The participants in the Desolation Canyon trip were Kerry Luttrell, Ron Thomas, Janet Brook, Pete, Jen, and Phil Whiteis, and myself (Craig Walker). All are from Socorro, NM, except Kerry who is from Nanaimo, BC. For the Stikine, we had Kerry, his wife Sharon, and Ron Bollans from Nanaimo plus myself. Ron Thomas was supposed to go, but was unable to because of a flooding situation at his house near Socorro. The rains had come with a vengence after nearly no precipitation since October. On the Green river, we used rafts - one self-bailer and two catarafts. On the Stikine, Ron and I used the larger cataraft while the Luttrells used a canoe. For some of us, these trips were the first experience rowing a raft, although we all had experience with canoes and kayaks in whitewater and with long wilderness trips.

These trips involved considerable time on associated logistics. There were 2 days of driving before launching on the Green (plus Kerry flying from Canada). Then my car got left in Salt Lake City for a few days while I returned to work. After flying back to Salt Lake, it was a 2 day drive to my sister's place near Calgary and most of 3 days to get from there to Telegraph Creek, including meeting the others and shopping for the trip in Prince George. Afterwards, I took 10 days to get home, including a day layover at the Luttrell's cabin at Deka Lake and an overnight canoe at Waterton Lakes with my sister. There are a minimum of about 5 days of driving to get between Socorro and Telegraph Creek, which is close to the Yukon.

Below is a selection of photos covering both trips. All were taken with my Panasonic FZ20.


Click on the image for a screen size version. The "full size" version is larger (not available in web versions).

Ron and Janet in Ron's Infinicat on the river not far from the launch area at Sand Wash.
On the river in Desolation Canyon.
The Whiteis family on the river.
Petroglyphs near Flat Canyon.
Ron and Janet running Steer Ridge Rapid (I think).
Kerry preparing to run Wire Fence Rapid with the Jaguarundi. I would normally have been riding the raft when he was rowing, but for this rapid I was on shore trying for some photos.
The Whiteis's in Three Fords Rapid.
Surviving the heat. On this occasion, the swimmers, with occasional intervention from the rowers, were playing catch with a ball someone found.
Camp at the base of Rattlesnake Rapid.


Click on the image for a screen size version. The "full size" version is larger (not available in web versions).

Ready to depart from Telegraph Creek, below the Stikine Riversong. Left to right are Sharon and Kerry Luttrell, myself and Ron Bollans. The raft was not needed for whitewater on this trip, but it is a comfortable and safe way to do this river. There is no worry about a capsize or swamping. In fact, we generally went straight for the biggest waves we could find.

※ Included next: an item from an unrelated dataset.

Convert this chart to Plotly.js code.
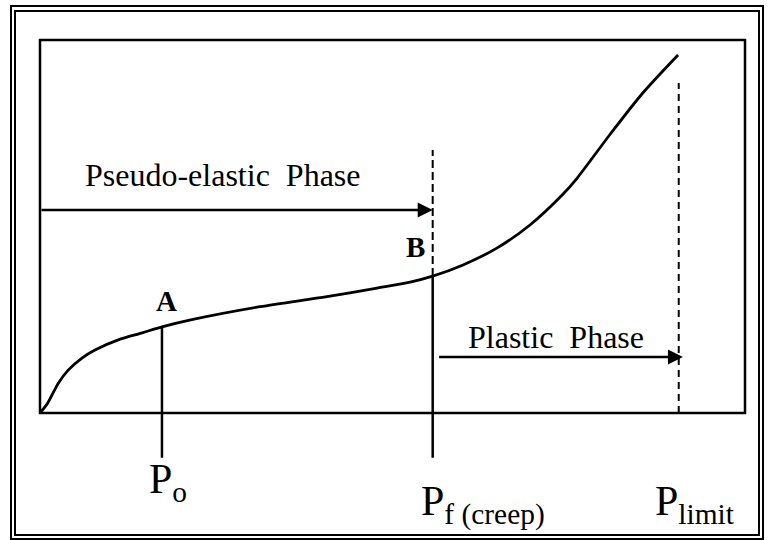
<!DOCTYPE html>
<html>
<head>
<meta charset="utf-8">
<script src="https://cdn.plot.ly/plotly-3.0.1.min.js"></script>
<style>html,body{margin:0;padding:0;background:#fff}#chart{width:768px;height:540px}</style>
</head>
<body>
<div id="chart"></div>
<script>
// Load–settlement curve (arbitrary units: load 0..100, settlement 0..100)
const loadX = [0, 1.1, 2.6, 4.0, 6.0, 7.8, 11.1, 14.5, 17.3, 21.7, 31.2, 40.7, 47.8, 52.5, 55.7, 60.0, 64.8, 69.5, 74.2, 76.2, 80.9, 85.5, 90.5];
const settleY = [0, 2.7, 8.0, 11.5, 14.8, 16.9, 19.6, 21.5, 23.1, 25.1, 28.5, 31.2, 33.5, 35.1, 36.7, 39.7, 44.2, 50.4, 58.7, 63.0, 74.8, 85.8, 96.0];

// Key loads and the settlement of the curve at those loads
const keyNames = ['Po', 'Pf', 'Plimit'];
const keyLoads = [17.3, 55.7, 90.6];
const keyCurveY = [23.1, 36.7, 0];
const keyLabels = ['P<sub>o</sub>', 'P<sub>f (creep)</sub>', 'P<sub>limit</sub>'];
const pointLabels = ['A', 'B'];

const FONT = '"Liberation Serif", "Times New Roman", serif';
const BLACK = '#000';

const traces = [{
  x: loadX, y: settleY, type: 'scatter', mode: 'lines',
  line: {color: BLACK, width: 2.8, shape: 'spline', smoothing: 0.8},
  hoverinfo: 'skip', showlegend: false
}];

const below = -12;
const shapes = [
  // outer double frame
  {type: 'rect', xref: 'paper', yref: 'paper', x0: 11/768, x1: 763/768, y0: 1 - 539/540, y1: 1 - 6/540, line: {color: BLACK, width: 2}},
  {type: 'rect', xref: 'paper', yref: 'paper', x0: 15/768, x1: 759/768, y0: 1 - 535/540, y1: 1 - 11/540, line: {color: BLACK, width: 2}},
  // plot frame
  {type: 'rect', xref: 'x', yref: 'y', x0: 0, x1: 100, y0: 0, y1: 100, line: {color: BLACK, width: 2.5}},
  // Po line
  {type: 'line', xref: 'x', yref: 'y', x0: keyLoads[0], x1: keyLoads[0], y0: below, y1: keyCurveY[0], line: {color: BLACK, width: 2.5}},
  // Pf solid line
  {type: 'line', xref: 'x', yref: 'y', x0: keyLoads[1], x1: keyLoads[1], y0: below, y1: keyCurveY[1], line: {color: BLACK, width: 2.5}},
  // Pf dashed continuation
  {type: 'line', xref: 'x', yref: 'y', x0: keyLoads[1], x1: keyLoads[1], y0: keyCurveY[1], y1: 70.5, line: {color: BLACK, width: 2, dash: '8px,4px'}},
  // Plimit dashed
  {type: 'line', xref: 'x', yref: 'y', x0: keyLoads[2], x1: keyLoads[2], y0: 0, y1: 88.5, line: {color: BLACK, width: 2, dash: '7px,5px'}}
];

const annotations = [
  // Pseudo-elastic arrow
  {x: keyLoads[1], y: 54.4, ax: 0, ay: 54.4, xref: 'x', yref: 'y', axref: 'x', ayref: 'y', text: '', showarrow: true, arrowhead: 2, arrowwidth: 2.5, arrowsize: 1.2, arrowcolor: BLACK, standoff: 0, startstandoff: 0},
  {x: 25.9, y: 63.8, xref: 'x', yref: 'y', text: 'Pseudo-elastic\u00a0\u00a0Phase', showarrow: false, xanchor: 'center', yanchor: 'middle', font: {family: FONT, size: 32, color: BLACK}},
  // Plastic arrow
  {x: 91.2, y: 15.0, ax: 56.4, ay: 15.0, xref: 'x', yref: 'y', axref: 'x', ayref: 'y', text: '', showarrow: true, arrowhead: 2, arrowwidth: 2.5, arrowsize: 1.2, arrowcolor: BLACK, standoff: 0, startstandoff: 0},
  {x: 73.2, y: 20.4, xref: 'x', yref: 'y', text: 'Plastic\u00a0\u00a0Phase', showarrow: false, xanchor: 'center', yanchor: 'middle', font: {family: FONT, size: 32, color: BLACK}},
  // point labels
  {x: 17.9, y: 30.0, xref: 'x', yref: 'y', text: '<b>' + pointLabels[0] + '</b>', showarrow: false, xanchor: 'center', yanchor: 'middle', font: {family: FONT, size: 29, color: BLACK}},
  {x: 53.3, y: 44.5, xref: 'x', yref: 'y', text: '<b>' + pointLabels[1] + '</b>', showarrow: false, xanchor: 'center', yanchor: 'middle', font: {family: FONT, size: 29, color: BLACK}},
  // load labels
  {x: 18.2, y: -18.5, xref: 'x', yref: 'y', text: keyLabels[0], showarrow: false, xanchor: 'center', yanchor: 'middle', font: {family: FONT, size: 42, color: BLACK}},
  {x: 62.9, y: -24.4, xref: 'x', yref: 'y', text: keyLabels[1], showarrow: false, xanchor: 'center', yanchor: 'middle', font: {family: FONT, size: 42, color: BLACK}},
  {x: 92.9, y: -24.4, xref: 'x', yref: 'y', text: keyLabels[2], showarrow: false, xanchor: 'center', yanchor: 'middle', font: {family: FONT, size: 42, color: BLACK}}
];

const layout = {
  width: 768, height: 540,
  margin: {l: 0, r: 0, t: 0, b: 0, pad: 0},
  paper_bgcolor: '#fff', plot_bgcolor: '#fff',
  showlegend: false,
  xaxis: {range: [-40/7.05, 728/7.05], showgrid: false, zeroline: false, showticklabels: false, ticks: '', showline: false, fixedrange: true},
  yaxis: {range: [-127/3.73, 413/3.73], showgrid: false, zeroline: false, showticklabels: false, ticks: '', showline: false, fixedrange: true},
  shapes: shapes,
  annotations: annotations
};

Plotly.newPlot('chart', traces, layout, {displayModeBar: false, staticPlot: true});
</script>
</body>
</html>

With the strong current, the extra speed of the canoe doesn't really shorten the trip much.
Stikine Riversong provided a campsite, restaurant meals, parking for our vehicles, and the jet boat haulback from Wrangell. They have rooms on site, but were full.
A typical scene along the river - water, forest, mountains, and glaciers (a small one in this case).
Our camp a couple of km below Skud Portage.
Mountains and glaciers reaching into the clouds above the Stikine.
The Great Glacier and Outflow Lake. We spent a layover day at the camp near the Great Glacier and walked to the lake twice. We were at a forestry campground complete with picnic tables and fire rings.
The skyline near the Great Glacier late in the day.
A small iceberg in the Outflow Lake at the Great Glacier.
The Great Glacier and Outflow Lake late in the day.
The cataraft at our last camp on the river.
Kerry and Sharon working through the mud flats of the delta.
Crossing the delta and some ocean to Wrangell in calm, but cloudy conditions. The first portion of the crossing mainly involved trying to find deep enough water through the mud flats. Several times, we had to push the raft. Remarkably, it did not rain much on us despite what was going on not far away. For the final part of the crossing, the tidal currents dominated and we, knowingly because of the usable weather, were crossing on the wrong, incoming, tide. With an outgoing tide, we probably would have had good current all the way to the harbor. As it was, we had to wait for a while for the currents to slow to get around the top of Wrangell Island.
A deer at the Grand View B&B, where we stayed about 2 miles south of Wrangell. We can certainly recommend that facility for lodging.
A group of seals sunning themselves on a sand bar along the river
On the way home, we stopped at the Luttrell's place at Deka lake. This photo is of Kerry's son-in-law, Ryan, water skiing. I include it here because I like the photo.